A worker died because the utilities giant Thames Water failed to provide “basic safety standards” to prevent moving machinery coming into contact with pedestrians at a water treatment works, a court has heard.
Raymond Holmes, 59, (above) was part of a team cleaning a large sand filter bed at the plant in Walthamshow, north east London, in April 2010. The work involved using several items of large mobile plant machinery, and Mr Holmes, who had worked for Thames Water Utilities for more than 30 years, was on foot using laser levelling equipment to measure the depth of the sand bed.
However, Southwark Crown Court heard that as he was doing so, he was struck by a reversing excavator after the driver failed to realise he was there. He suffered multiple injuries and died at the scene.
The HSE investigation found that although Thames Water had recognised the need for control measures to mitigate the risk of a collision between moving plant and workers, it failed to implement sufficient measures on the day of the incident. Those working in the beds, including Mr Holmes, had not received any formal instruction or supervision on the safe systems of work to follow, and no one was required to wear hi-visibility clothing. The excavator had also not been fitted with effective rear view mirrors or any form of reversing aid or alarm.
Speaking after the sentencing hearing, HSE inspector Nick Patience said: “Raymond Holmes sadly lost his life because basic safety standards were not in place to protect him and other workers.
“Working alongside mobile plant can be extremely dangerous, and it is vital that effective control measures are in place at all times to ensure collisions are avoided.

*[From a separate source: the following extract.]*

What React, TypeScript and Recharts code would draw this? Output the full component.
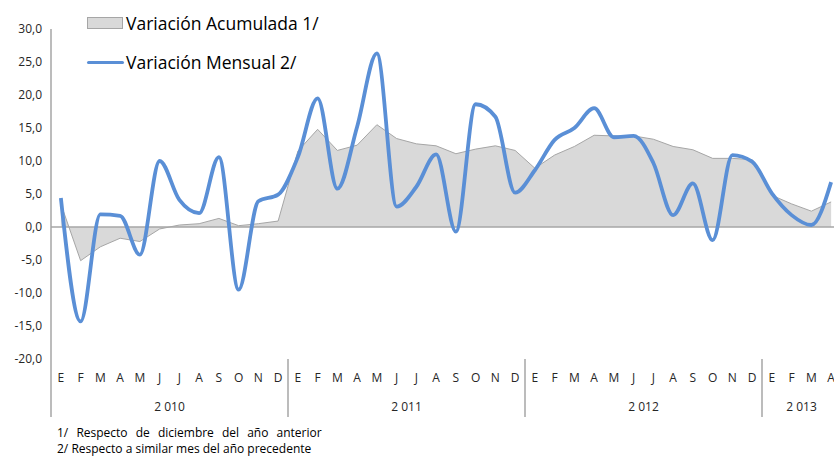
import React from 'react'
import {
  ComposedChart,
  Area,
  Line,
  XAxis,
  YAxis,
  ReferenceLine,
} from 'recharts'

const months = ['E', 'F', 'M', 'A', 'M', 'J', 'J', 'A', 'S', 'O', 'N', 'D']
const years = ['2 010', '2 011', '2 012', '2 013']
const monthsPerYear = [12, 12, 12, 4]

// 1/ Respecto de diciembre del año anterior
const acumulada = [
  3.5, -5.1, -3.0, -1.7, -2.2, -0.3, 0.3, 0.5, 1.3, 0.2, 0.5, 0.9,
  11.5, 14.8, 11.6, 12.4, 15.5, 13.4, 12.6, 12.3, 11.1, 11.8, 12.3, 11.6,
  8.9, 10.9, 12.2, 13.9, 13.8, 13.8, 13.3, 12.2, 11.7, 10.4, 10.4, 10.2,
  4.8, 3.5, 2.4, 3.8,
]

// 2/ Respecto a similar mes del año precedente
const mensual = [
  4.4, -14.3, 1.9, 1.7, -4.2, 10.0, 4.1, 2.1, 10.6, -9.5, 3.9, 4.9,
  10.6, 19.5, 5.8, 15.2, 26.3, 3.1, 6.1, 11.0, -0.7, 18.6, 16.7, 5.2,
  8.6, 13.2, 15.0, 18.0, 13.6, 13.8, 9.7, 1.8, 6.6, -2.0, 10.9, 9.9,
  5.1, 1.8, 0.3, 6.8,
]

const yTicks = [-20, -15, -10, -5, 0, 5, 10, 15, 20, 25, 30]

const yearOf: number[] = []
monthsPerYear.forEach((n, y) => {
  for (let i = 0; i < n; i++) yearOf.push(y)
})

const data = mensual.map((v, i) => ({
  key: i,
  m: months[i % 12],
  year: yearOf[i],
  acumulada: acumulada[i],
  mensual: v,
}))

const W = 850
const H = 420
const Y_W = 43
const MARGIN = { top: 21, right: 17, left: 0, bottom: 0 }
const BW = (W - MARGIN.right - MARGIN.left - Y_W) / data.length
const PAD = { left: BW / 2, right: BW / 2 }
const FONT = '"Open Sans", sans-serif'
const AXIS_GRAY = '#a6a6a6'
const BLUE = '#5a8fd6'

const fmt = (v: number) => v.toFixed(1).replace('.', ',')

function MonthTick(props: any) {
  const { x, y, index } = props
  return (
    <text x={x} y={y + 23} textAnchor="middle" fontSize={12} fill="#262626" fontFamily={FONT}>
      {data[index].m}
    </text>
  )
}

function YearTick(props: any) {
  const { x, y, index } = props
  if (index % 12 !== 0) return <g />
  const yr = data[index].year
  const left = x - BW / 2
  const center = left + (monthsPerYear[yr] * BW) / 2
  return (
    <g>
      <line x1={left} x2={left} y1={y - 30} y2={y + 28} stroke={AXIS_GRAY} strokeWidth={1.5} />
      <text x={center} y={y + 22} textAnchor="middle" fontSize={12} fill="#262626" fontFamily={FONT}>
        {years[yr]}
      </text>
    </g>
  )
}

function LegendBox() {
  return (
    <div
      style={{
        position: 'absolute',
        top: 4,
        left: 79,
        fontFamily: FONT,
        fontSize: 17.5,
        color: '#000',
        whiteSpace: 'nowrap',
      }}
    >
      <div style={{ display: 'flex', alignItems: 'center', height: 22 }}>
        <span
          style={{
            width: 34,
            height: 10,
            background: '#d9d9d9',
            border: '1px solid #a6a6a6',
            display: 'inline-block',
            marginRight: 3,
          }}
        />
        Variación Acumulada 1/
      </div>
      <div style={{ display: 'flex', alignItems: 'center', height: 22, marginTop: 17 }}>
        <span
          style={{
            width: 37,
            height: 3,
            background: BLUE,
            borderRadius: 2,
            display: 'inline-block',
            marginRight: 2,
          }}
        />
        Variación Mensual 2/
      </div>
    </div>
  )
}

export default function App() {
  return (
    <div
      style={{
        position: 'fixed',
        left: 0,
        top: 0,
        width: 834,
        height: 457,
        overflow: 'hidden',
        background: '#fff',
        fontFamily: FONT,
      }}
    >
      <div style={{ position: 'absolute', left: 8, top: 8 }}>
        <ComposedChart width={W} height={H} data={data} margin={MARGIN}>
          <XAxis
            dataKey="key"
            xAxisId={0}
            interval={0}
            height={30}
            padding={PAD}
            axisLine={false}
            tickLine={false}
            tickSize={0}
            tickMargin={0}
            tick={<MonthTick />}
          />
          <XAxis
            dataKey="key"
            xAxisId="yr"
            interval={0}
            height={39}
            padding={PAD}
            axisLine={false}
            tickLine={false}
            tickSize={0}
            tickMargin={0}
            tick={<YearTick />}
          />
          <YAxis
            width={Y_W}
            domain={[-20, 30]}
            ticks={yTicks}
            interval={0}
            tickFormatter={fmt}
            tickSize={0}
            tickMargin={9}
            tickLine={false}
            axisLine={{ stroke: AXIS_GRAY, strokeWidth: 1.5 }}
            tick={{ fontSize: 12, fill: '#262626', fontFamily: FONT }}
          />
          <Area
            type="linear"
            dataKey="acumulada"
            baseValue={0}
            fill="#d9d9d9"
            fillOpacity={1}
            stroke="#a6a6a6"
            strokeWidth={1}
            isAnimationActive={false}
          />
          <ReferenceLine y={0} stroke={AXIS_GRAY} strokeWidth={1.5} />
          <Line
            type="monotone"
            dataKey="mensual"
            stroke={BLUE}
            strokeWidth={3.8}
            dot={false}
            isAnimationActive={false}
          />
        </ComposedChart>
        <LegendBox />
        <div
          style={{
            position: 'absolute',
            top: 417,
            left: 49,
            fontSize: 12,
            lineHeight: '16px',
            color: '#000',
            whiteSpace: 'nowrap',
          }}
        >
          <div style={{ wordSpacing: 5 }}>1/ Respecto de diciembre del año anterior</div>
          <div>2/ Respecto a similar mes del año precedente</div>
        </div>
      </div>
    </div>
  )
}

“Although Thames Water had identified the potential risks, the company failed to ensure the necessary precautions and safe systems of work were in place, understood by all and monitored on that fateful day.”
Laura Wyer, Raymond’s daughter, speaking on behalf of the family, said: “When we heard the news that my father had been killed it was not only completely devastating, but incomprehensible that he was killed at work. We had never thought his job was in any way dangerous and couldn’t understand how it was allowed to happen. If only a few simple procedures had been implemented then he would still be here today.

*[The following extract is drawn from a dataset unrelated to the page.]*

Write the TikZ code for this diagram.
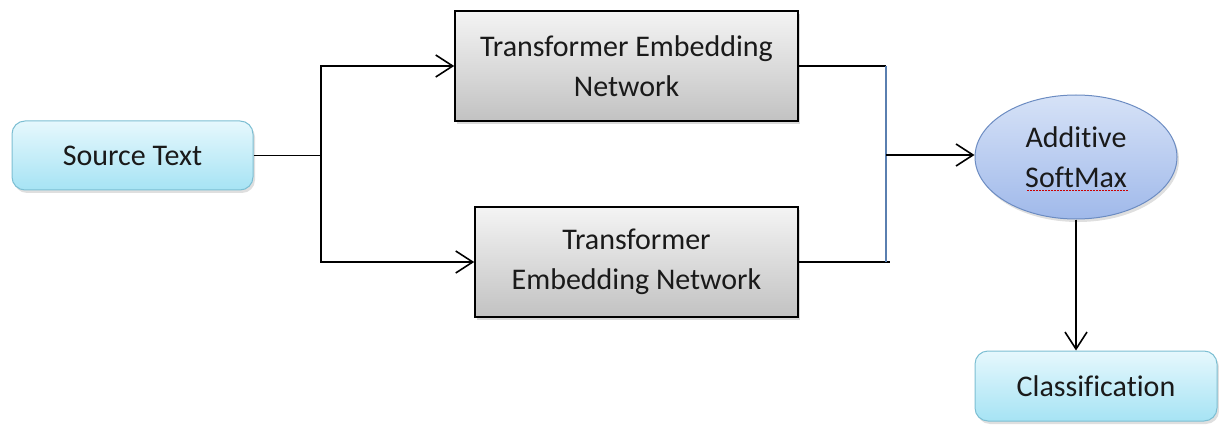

“If just a little more thought and time is taken by employers then workers would not need to lose their lives for simply doing their job. Working in a safe and healthy environment should be a right – it must never be referred to as a burden on an employer to ensure this.”
Thames Water Utilities Limited, of Reading, was fined £300,000 and ordered to pay a £61,229 in prosecution costs after pleading guilty to a single breach of section 2(1) of the HSWA 1974.